To generate zarr files, I simply write out the multi-dimensional structure of my parameter and its dimensions.
To generate parquet, I first "flatten" the 3-D parameter array into a 1-D array, which becomes a single column in my data frame. I then add latitude, longitude, and time columns before writing the data frame out as parquet.
This cell has all the imports needed for the rest of the code:
import pandas as pd
import numpy as np
import xarray as xr
import dask
import dask.array as da
import intake
from textwrap import dedent
This cell generates the fake data files, which total a bit more than 3 Gigabytes in size:
def build_data(lat_resolution, lon_resolution, ntimes):
"""Build a fake geographical dataset with ntimes time steps and
resolution lat_resolution x lon_resolution"""
lats = np.linspace(-90.0+lat_resolution/2,
90.0-lat_resolution/2,
np.round(180/lat_resolution))
lons = np.linspace(-180.0+lon_resolution/2,
180-lon_resolution/2,
np.round(360/lon_resolution))
times = np.arange(start=1,stop=ntimes+1)
data = np.random.randn(len(lats),len(lons),len(times))

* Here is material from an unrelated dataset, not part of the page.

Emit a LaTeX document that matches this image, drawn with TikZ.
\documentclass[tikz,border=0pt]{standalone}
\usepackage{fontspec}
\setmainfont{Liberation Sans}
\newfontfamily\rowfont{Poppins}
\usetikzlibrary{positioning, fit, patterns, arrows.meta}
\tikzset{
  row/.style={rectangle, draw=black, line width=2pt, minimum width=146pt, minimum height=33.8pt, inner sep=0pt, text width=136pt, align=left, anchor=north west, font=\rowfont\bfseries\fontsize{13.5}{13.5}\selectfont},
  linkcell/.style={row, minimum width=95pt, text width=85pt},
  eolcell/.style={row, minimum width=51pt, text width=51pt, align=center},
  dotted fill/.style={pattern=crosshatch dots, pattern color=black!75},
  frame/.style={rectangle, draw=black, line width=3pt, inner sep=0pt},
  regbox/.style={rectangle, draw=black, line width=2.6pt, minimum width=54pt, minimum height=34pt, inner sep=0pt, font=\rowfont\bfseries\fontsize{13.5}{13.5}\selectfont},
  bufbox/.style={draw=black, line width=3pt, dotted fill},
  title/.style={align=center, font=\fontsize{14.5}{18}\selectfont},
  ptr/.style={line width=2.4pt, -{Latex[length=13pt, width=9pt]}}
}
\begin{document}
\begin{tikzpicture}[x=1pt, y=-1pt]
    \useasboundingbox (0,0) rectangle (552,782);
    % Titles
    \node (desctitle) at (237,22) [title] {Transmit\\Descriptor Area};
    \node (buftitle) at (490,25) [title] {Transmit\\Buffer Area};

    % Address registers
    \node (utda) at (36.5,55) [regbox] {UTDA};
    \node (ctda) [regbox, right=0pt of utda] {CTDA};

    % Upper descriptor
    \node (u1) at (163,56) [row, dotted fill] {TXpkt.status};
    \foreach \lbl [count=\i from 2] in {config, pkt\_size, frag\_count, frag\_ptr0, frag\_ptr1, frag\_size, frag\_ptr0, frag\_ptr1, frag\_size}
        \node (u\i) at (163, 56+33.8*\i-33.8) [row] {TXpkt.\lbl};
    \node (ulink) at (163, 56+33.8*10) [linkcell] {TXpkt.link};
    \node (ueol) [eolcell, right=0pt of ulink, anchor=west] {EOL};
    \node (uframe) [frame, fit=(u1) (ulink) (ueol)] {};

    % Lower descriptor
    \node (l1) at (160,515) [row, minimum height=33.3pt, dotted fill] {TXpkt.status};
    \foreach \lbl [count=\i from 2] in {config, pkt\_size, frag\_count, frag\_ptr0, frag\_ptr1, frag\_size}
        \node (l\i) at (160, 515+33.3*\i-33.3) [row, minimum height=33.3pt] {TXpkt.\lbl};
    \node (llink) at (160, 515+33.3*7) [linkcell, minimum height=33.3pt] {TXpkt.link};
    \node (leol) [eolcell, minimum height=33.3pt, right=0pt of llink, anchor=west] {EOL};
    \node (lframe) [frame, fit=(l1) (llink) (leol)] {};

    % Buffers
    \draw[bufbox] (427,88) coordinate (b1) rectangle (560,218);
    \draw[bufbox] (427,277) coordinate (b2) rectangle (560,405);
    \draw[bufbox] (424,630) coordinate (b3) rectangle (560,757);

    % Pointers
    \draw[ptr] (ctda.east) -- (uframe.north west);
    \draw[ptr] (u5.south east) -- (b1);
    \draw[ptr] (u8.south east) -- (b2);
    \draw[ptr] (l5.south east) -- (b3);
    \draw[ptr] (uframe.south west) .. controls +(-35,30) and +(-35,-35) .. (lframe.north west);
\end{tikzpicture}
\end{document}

return lats,lons,times,data
def create_zarr_from_data_set(lats,lons,times,data,zarr_dir):
"""Write zarr from a data set corresponding to the data passed in."""
dar = xr.DataArray(data,
dims=('lat','lon','time'),
coords={'lat':lats,'lon':lons,'time':times},
name="data")
ds = xr.Dataset({'data':dar,
'lat':('lat',lats),
'lon':('lon',lons),
'time':('time',times)})
ds.to_zarr(zarr_dir)
def create_parquet_from_data_frame(lats,lons,times,data,parquet_file):
"""Write a parquet file from a dataframe corresponding to the data passed in."""
total_points = len(lats)*len(lons)*len(times)
# Flatten the data array
data_flat = np.reshape(data,(total_points,1))

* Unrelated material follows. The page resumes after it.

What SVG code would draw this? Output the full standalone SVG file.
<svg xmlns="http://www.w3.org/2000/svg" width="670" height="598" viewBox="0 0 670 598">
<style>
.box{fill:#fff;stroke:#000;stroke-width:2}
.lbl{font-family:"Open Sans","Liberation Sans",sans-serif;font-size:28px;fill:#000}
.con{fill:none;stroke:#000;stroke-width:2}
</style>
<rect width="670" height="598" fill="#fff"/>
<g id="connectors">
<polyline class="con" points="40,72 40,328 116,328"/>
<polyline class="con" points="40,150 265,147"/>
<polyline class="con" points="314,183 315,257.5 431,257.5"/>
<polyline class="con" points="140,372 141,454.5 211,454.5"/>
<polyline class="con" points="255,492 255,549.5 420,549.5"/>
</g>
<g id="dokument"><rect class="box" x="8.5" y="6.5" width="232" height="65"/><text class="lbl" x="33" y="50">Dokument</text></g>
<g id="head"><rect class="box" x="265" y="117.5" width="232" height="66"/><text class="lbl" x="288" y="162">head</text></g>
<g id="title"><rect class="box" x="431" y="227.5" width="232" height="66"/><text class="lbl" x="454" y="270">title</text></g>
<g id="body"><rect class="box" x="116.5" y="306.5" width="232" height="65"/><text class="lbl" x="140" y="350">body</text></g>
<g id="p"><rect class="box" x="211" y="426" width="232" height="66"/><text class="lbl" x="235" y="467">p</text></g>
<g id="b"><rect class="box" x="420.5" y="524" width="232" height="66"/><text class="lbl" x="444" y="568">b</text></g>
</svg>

# use meshgrid to create the corresponding latitude, longitude, and time
# columns
mesh = np.meshgrid(lats,lons,times,indexing='ij')

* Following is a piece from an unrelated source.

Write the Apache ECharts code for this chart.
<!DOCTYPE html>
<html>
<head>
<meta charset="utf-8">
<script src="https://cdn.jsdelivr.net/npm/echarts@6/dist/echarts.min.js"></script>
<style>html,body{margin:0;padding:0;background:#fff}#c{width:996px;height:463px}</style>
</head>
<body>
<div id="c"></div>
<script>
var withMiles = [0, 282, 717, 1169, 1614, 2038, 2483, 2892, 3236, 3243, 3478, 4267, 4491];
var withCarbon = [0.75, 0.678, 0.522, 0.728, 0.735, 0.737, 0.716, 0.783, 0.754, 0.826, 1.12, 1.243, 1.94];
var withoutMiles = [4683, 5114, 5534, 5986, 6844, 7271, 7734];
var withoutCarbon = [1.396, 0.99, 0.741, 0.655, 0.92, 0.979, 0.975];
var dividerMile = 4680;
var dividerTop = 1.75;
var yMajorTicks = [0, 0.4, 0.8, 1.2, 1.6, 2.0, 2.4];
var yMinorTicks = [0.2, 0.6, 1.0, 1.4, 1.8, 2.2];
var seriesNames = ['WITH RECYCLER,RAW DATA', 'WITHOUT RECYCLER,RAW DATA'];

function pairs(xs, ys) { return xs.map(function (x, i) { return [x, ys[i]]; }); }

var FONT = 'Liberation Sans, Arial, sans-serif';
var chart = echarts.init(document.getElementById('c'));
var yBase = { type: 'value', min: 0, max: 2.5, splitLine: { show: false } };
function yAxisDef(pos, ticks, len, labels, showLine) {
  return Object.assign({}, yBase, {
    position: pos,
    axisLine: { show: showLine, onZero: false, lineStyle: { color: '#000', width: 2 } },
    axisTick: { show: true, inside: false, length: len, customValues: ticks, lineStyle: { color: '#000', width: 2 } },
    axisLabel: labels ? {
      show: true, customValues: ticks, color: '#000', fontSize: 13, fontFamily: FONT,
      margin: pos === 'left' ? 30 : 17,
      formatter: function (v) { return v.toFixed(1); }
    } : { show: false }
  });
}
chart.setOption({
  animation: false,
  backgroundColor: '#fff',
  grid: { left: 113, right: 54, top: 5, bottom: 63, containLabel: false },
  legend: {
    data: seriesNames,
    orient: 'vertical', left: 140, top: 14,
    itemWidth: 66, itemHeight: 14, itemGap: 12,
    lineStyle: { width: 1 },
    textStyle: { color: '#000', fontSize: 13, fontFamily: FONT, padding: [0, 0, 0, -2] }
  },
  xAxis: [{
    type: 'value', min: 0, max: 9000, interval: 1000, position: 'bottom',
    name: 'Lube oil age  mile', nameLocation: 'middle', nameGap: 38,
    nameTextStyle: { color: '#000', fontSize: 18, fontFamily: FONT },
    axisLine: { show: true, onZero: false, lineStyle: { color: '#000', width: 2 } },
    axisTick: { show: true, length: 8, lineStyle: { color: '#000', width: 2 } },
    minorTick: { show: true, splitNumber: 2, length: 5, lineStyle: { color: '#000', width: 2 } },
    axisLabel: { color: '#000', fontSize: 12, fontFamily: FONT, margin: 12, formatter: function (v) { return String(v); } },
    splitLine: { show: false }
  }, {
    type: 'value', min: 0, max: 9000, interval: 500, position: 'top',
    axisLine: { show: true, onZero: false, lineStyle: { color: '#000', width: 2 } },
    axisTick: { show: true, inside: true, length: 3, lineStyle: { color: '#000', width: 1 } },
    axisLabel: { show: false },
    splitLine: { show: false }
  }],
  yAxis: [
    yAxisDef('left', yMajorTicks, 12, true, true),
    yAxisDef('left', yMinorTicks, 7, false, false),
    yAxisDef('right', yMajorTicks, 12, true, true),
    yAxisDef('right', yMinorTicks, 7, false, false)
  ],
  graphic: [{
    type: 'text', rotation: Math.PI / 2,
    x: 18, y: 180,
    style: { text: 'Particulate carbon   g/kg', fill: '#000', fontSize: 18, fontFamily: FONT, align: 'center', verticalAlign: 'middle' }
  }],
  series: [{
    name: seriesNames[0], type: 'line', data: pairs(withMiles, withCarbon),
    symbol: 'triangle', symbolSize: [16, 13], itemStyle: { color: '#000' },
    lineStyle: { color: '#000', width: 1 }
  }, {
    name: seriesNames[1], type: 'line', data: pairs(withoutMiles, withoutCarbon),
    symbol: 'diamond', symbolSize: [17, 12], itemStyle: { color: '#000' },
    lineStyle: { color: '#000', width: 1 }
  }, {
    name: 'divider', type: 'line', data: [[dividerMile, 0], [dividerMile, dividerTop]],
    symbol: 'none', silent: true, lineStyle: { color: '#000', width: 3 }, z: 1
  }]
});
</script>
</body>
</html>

lats_flat = np.reshape(mesh[0],(total_points,1))
lons_flat = np.reshape(mesh[1],(total_points,1))
times_flat = np.reshape(mesh[2],(total_points,1))
df = pd.DataFrame(data = np.concatenate((lats_flat,
lons_flat,
times_flat,
data_flat),axis=1),
columns = ["lat","lon","time","data"])
df.to_parquet(parquet_file,engine="fastparquet")
def create_fake_data_files():
"""Create zarr and parquet files with fake data"""
zarr_dir = "zarr"
parquet_file = "data.parquet"
lats,lons,times,data = build_data(0.1,0.1,31)
create_zarr_from_data_set(lats,lons,times,data,zarr_dir)
create_parquet_from_data_frame(lats,lons,times,data,parquet_file)
with open("data_catalog.yaml",'w') as f:
catalog_str = dedent("""\
sources:
zarr:
args:
urlpath: "./{}"
description: "data in zarr format"
driver: intake_xarray.xzarr.ZarrSource
metadata: {{}}
parquet:
args:
urlpath: "./{}"
description: "data in parquet format"
driver: parquet
""".format(zarr_dir,parquet_file))
f.write(catalog_str)
##
# Generate the fake data
##
create_fake_data_files()
I ran several different kinds of calculations against the parquet and zarr files, but for simplicity in this example, I'll just pull a single parameter value out at a particular time, latitude, and longitude.
This cell builds the zarr and parquet directed acyclic graphs (DAGs) for the calculation:
# pick some arbitrary point to pull out of the data
lat_value = -0.05
lon_value = 10.95
time_value = 5
# open the data
cat = intake.open_catalog("data_catalog.yaml")
data_zarr = cat.zarr.to_dask()
data_df = cat.parquet.to_dask()
# build the DAG for getting a single point out of the zarr data
time_subset = data_zarr.where(data_zarr.time==time_value,drop=True)
lat_condition = da.logical_and(time_subset.lat < lat_value + 1e-9, time_subset.lat > lat_value - 1e-9)
lon_condition = da.logical_and(time_subset.lon < lon_value + 1e-9, time_subset.lon > lon_value - 1e-9)
geo_condition = da.logical_and(lat_condition,lon_condition)
zarr_subset = time_subset.where(geo_condition,drop=True)
# build the DAG for getting a single point out of the parquet data
parquet_subset = data_df[(data_df.lat > lat_value - 1e-9) &
(data_df.lat < lat_value + 1e-9) &
(data_df.lon > lon_value - 1e-9) &
(data_df.lon < lon_value + 1e-9) &
(data_df.time == time_value)]
When I run time against the compute for each of the DAGs, I get wildly different times. The zarr-based subset takes less than a second. The parquet-based subset takes 15-30 seconds.
This cell does the zarr-based calculation:
%%time
zarr_point = zarr_subset.compute()
Zarr-based calculation time:
CPU times: user 6.19 ms, sys: 5.49 ms, total: 11.7 ms
Wall time: 12.8 ms
This cell does the parquet-based calculation:
%%time
parquet_point = parquet_subset.compute()
Parquet-based calculation time:
CPU times: user 18.2 s, sys: 28.1 s, total: 46.2 s
Wall time: 29.3 s
As you can see, the zarr-based calculation is much, much faster. Why?